Copy exactly the lines that run from the top of the listing to the line containing "import plotly.graph_objects as go", both ends included, and omit the pictures.

*** Information supplied

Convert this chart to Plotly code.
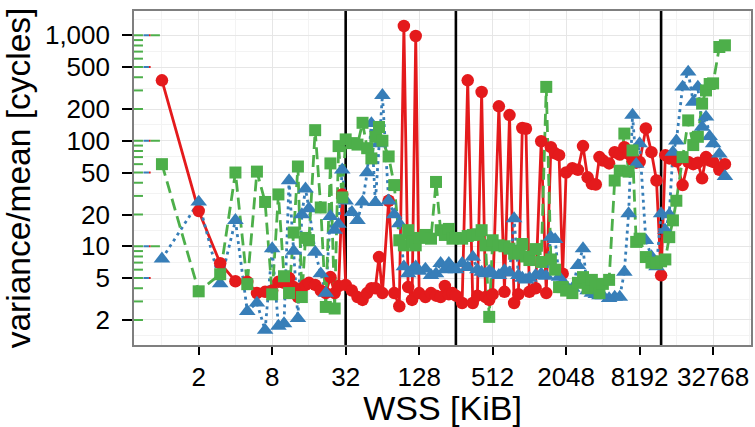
import math
import plotly.graph_objects as go

# ---- data ----
wss = [1, 2, 3, 4, 5, 6, 7,
       8, 9, 10, 11, 12, 13, 14, 15,
       16, 18, 20, 22, 24, 26, 28, 30,
       32, 36, 40, 44, 48, 52, 56, 60,
       64, 72, 80, 88, 96, 104, 112, 120,
       128, 144, 160, 176, 192, 208, 224, 240,
       256, 288, 320, 352, 384, 416, 448, 480,
       512, 576, 640, 704, 768, 832, 896, 960,
       1024, 1152, 1280, 1408, 1536, 1664, 1792, 1920,
       2048, 2304, 2560, 2816, 3072, 3328, 3584, 3840,
       4096, 4608, 5120, 5632, 6144, 6656, 7168, 7680,
       8192, 9216, 10240, 11264, 12288, 13312, 14336, 15360,
       16384, 18432, 20480, 22528, 24576, 26624, 28672, 30720,
       32768, 36864, 40960]

red = [374, 21.6, 6.9, 4.66, 4.6, 3.6, 3.7,
       3.8, 4.6, 4.5, 5.0, 4.1, 3.3, 4.0, 4.3,
       4.5, 4.3, 3.8, 3.6, 5.1, 3.6, 4.2, 31,
       4.3, 3.8, 3.3, 3.1, 3.6, 4.0, 4.0, 7.9,
       3.6, 27, 3.6, 2.7, 1225, 4.1, 3.1, 985,
       3.6, 3.3, 3.6, 3.4, 3.3, 4.2, 3.5, 3.6,
       3.4, 2.9, 374, 2.9, 3.4, 290, 3.3, 3.1,
       3.5, 212, 3.7, 175, 2.9, 3.5, 132, 130,
       3.7, 4.0, 99, 3.6, 87, 76, 73, 5.5,
       50, 55, 53, 89, 45, 39, 38.5, 70,
       65, 61, 78, 74, 87, 75, 66, 62,
       63, 131, 78, 42, 5.3, 73, 68, 70,
       64, 38, 63, 60, 62, 44, 70, 65,
       63, 53, 60]

blue = [7.6, 26.3, 4.43, 17.6, 2.42, 2.9, 1.6,
        9.5, 1.75, 1.85, 42, 9, 2.07, 20, 35,
        22.8, 8.8, 5.5, 3.6, 19.2, 14.2, 16.2, 53,
        27, 21, 17.6, 26.3, 50, 146, 26, 94,
        270, 27, 20, 16.4, 6.4, 5.5, 6.0, 6.4,
        5.8, 6.1, 5.3, 5.5, 6.9, 6.0, 6.9, 6.2,
        6.0, 6.9, 6.3, 7.9, 6.0, 5.7, 5.5, 5.8,
        5.5, 5.3, 5.9, 5.6, 18.3, 5.3, 5.0, 4.8,
        5.0, 5.3, 5.5, 5.2, 12.2, 11.6, 5.1, 4.5,
        4.2, 4.0, 6.6, 9.5, 3.8, 3.6, 3.5, 3.4,
        3.4, 3.2, 3.3, 3.3, 5.7, 20.4, 175, 60,
        94, 11.4, 8, 6.4, 20.4, 14.2, 20, 78,
        100, 324, 449, 233, 324, 135, 168, 110,
        94, 75, 46]

green = [60, 3.74, 5.43, 50, 4.37, 51, 26.3,
         3.5, 31, 5.2, 3.6, 13.5, 57, 3.3, 12,
         11.4, 126, 23.3, 2.66, 61, 2.57, 89, 29,
         103, 95, 92, 148, 85, 68, 109, 135,
         100, 71, 38, 11.4, 10.2, 14.2, 11, 10.2,
         12, 12.8, 11.8, 40.7, 14.2, 12.8, 14.6, 11.8,
         12, 11.8, 12.5, 12.8, 13, 14.2, 10.2, 2.14,
         11.4, 10.2, 10, 9.5, 8.5, 9, 10.5, 8,
         7.4, 9.4, 7.1, 324, 7.5, 6, 4.1, 4.1,
         3.8, 3.6, 4.5, 5.1, 4, 4.8, 4.2, 3.6,
         4.4, 4.8, 42, 52, 117, 51, 81, 11,
         11.8, 7.9, 7.0, 6.9, 7.2, 7.5, 12.2, 17.6,
         27, 70, 156, 91, 109, 225, 300, 345,
         350, 774, 803]

cache_lines = [32, 256, 12288]
x_ticks = [2, 8, 32, 128, 512, 2048, 8192, 32768]
x_minor = [1, 4, 16, 64, 256, 1024, 4096, 16384, 65536]
y_ticks = [2, 5, 10, 20, 50, 100, 200, 500, 1000]
y_tick_text = ["2", "5", "10", "20", "50", "100", "200", "500", "1,000"]
y_minor = [1.414, 3.162, 7.071, 14.14, 31.62, 70.71, 141.4, 316.2, 707.1, 1414]

RED, BLUE, GREEN = "#E41A1C", "#377EB8", "#4DAF4A"
FONT = "Liberation Sans, Arial, sans-serif"

x_range = [-0.229, 4.826]
y_range = [0.064, 3.23]
y_lo, y_hi = 10 ** y_range[0], 10 ** y_range[1]

fig = go.Figure()

# cache-size vertical lines (drawn first, under the data)
for c in cache_lines:
    fig.add_trace(go.Scatter(x=[c, c], y=[y_lo, y_hi], mode="lines",
                             line=dict(color="black", width=2.6),
                             hoverinfo="skip", showlegend=False, cliponaxis=True))

series = [
    (red, RED, "solid", "circle", 12.5),
    (blue, BLUE, "3px,4px", "triangle-up", 14.5),
    (green, GREEN, "12px,6px", "square", 12),
]
for vals, col, dash, sym, size in series:
    fig.add_trace(go.Scatter(x=wss, y=vals, mode="lines",
                             line=dict(color=col, width=2.8, dash=dash),
                             hoverinfo="skip", showlegend=False))
for vals, col, dash, sym, size in series:
    fig.add_trace(go.Scatter(x=wss, y=vals, mode="markers",
                             marker=dict(color=col, symbol=sym, size=size, line=dict(width=0)),
                             showlegend=False))

shapes = []
# log ticks on the left side
pw = 755 - 134 - 2
def seg(y, a, b, col):
    shapes.append(dict(type="line", xref="x domain", yref="y", x0=a / pw, x1=b / pw,
                       y0=y, y1=y, line=dict(color=col, width=2), layer="above"))

for d in [1, 10, 100, 1000]:
    for m in range(1, 10):
        v = m * d
        lv = math.log10(v)
        if lv < y_range[0] or lv > y_range[1]:
            continue
        seg(v, 0, 9, GREEN)
        if m in (1, 5):
            seg(v, 9.5, 15, BLUE)
            seg(v, 15, 16.7, RED)
        if m == 1:
            seg(v, 16.7, 26, GREEN)

fig.update_layout(
    width=755, height=427,
    margin=dict(l=134, r=2, t=11, b=82),
    paper_bgcolor="white", plot_bgcolor="white",
    font=dict(family=FONT, color="black", size=26),
    shapes=shapes,
    xaxis=dict(type="log", range=x_range, tickmode="array", tickvals=x_ticks,
               ticktext=[str(t) for t in x_ticks],
               ticks="outside", ticklen=8, tickwidth=2.2, tickcolor="black",
               showline=True, linecolor="#7f7f7f", linewidth=1.6, mirror=True,
               showgrid=True, gridcolor="#e6e6e6", gridwidth=1.3, zeroline=False,
               minor=dict(tickvals=x_minor, showgrid=True, gridcolor="#f3f3f3", gridwidth=1, ticklen=0),
               tickfont=dict(size=26),
               title=dict(text="WSS [KiB]", font=dict(size=34), standoff=8)),
    yaxis=dict(type="log", range=y_range, tickmode="array", tickvals=y_ticks, ticktext=y_tick_text,
               ticks="outside", ticklen=10, tickwidth=2.2, tickcolor="black", ticklabelstandoff=7,
               showline=True, linecolor="#7f7f7f", linewidth=1.6, mirror=True,
               showgrid=True, gridcolor="#e6e6e6", gridwidth=1.3, zeroline=False,
               minor=dict(tickvals=y_minor, showgrid=True, gridcolor="#f3f3f3", gridwidth=1, ticklen=0),
               tickfont=dict(size=26),
               title=dict(text="variance/mean [cycles]", font=dict(size=33.5), standoff=4)),
)

fig.write_html("out.html")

******

| Solution to this problem |
Convert this chart to Plotly code.
import math
import plotly.graph_objects as go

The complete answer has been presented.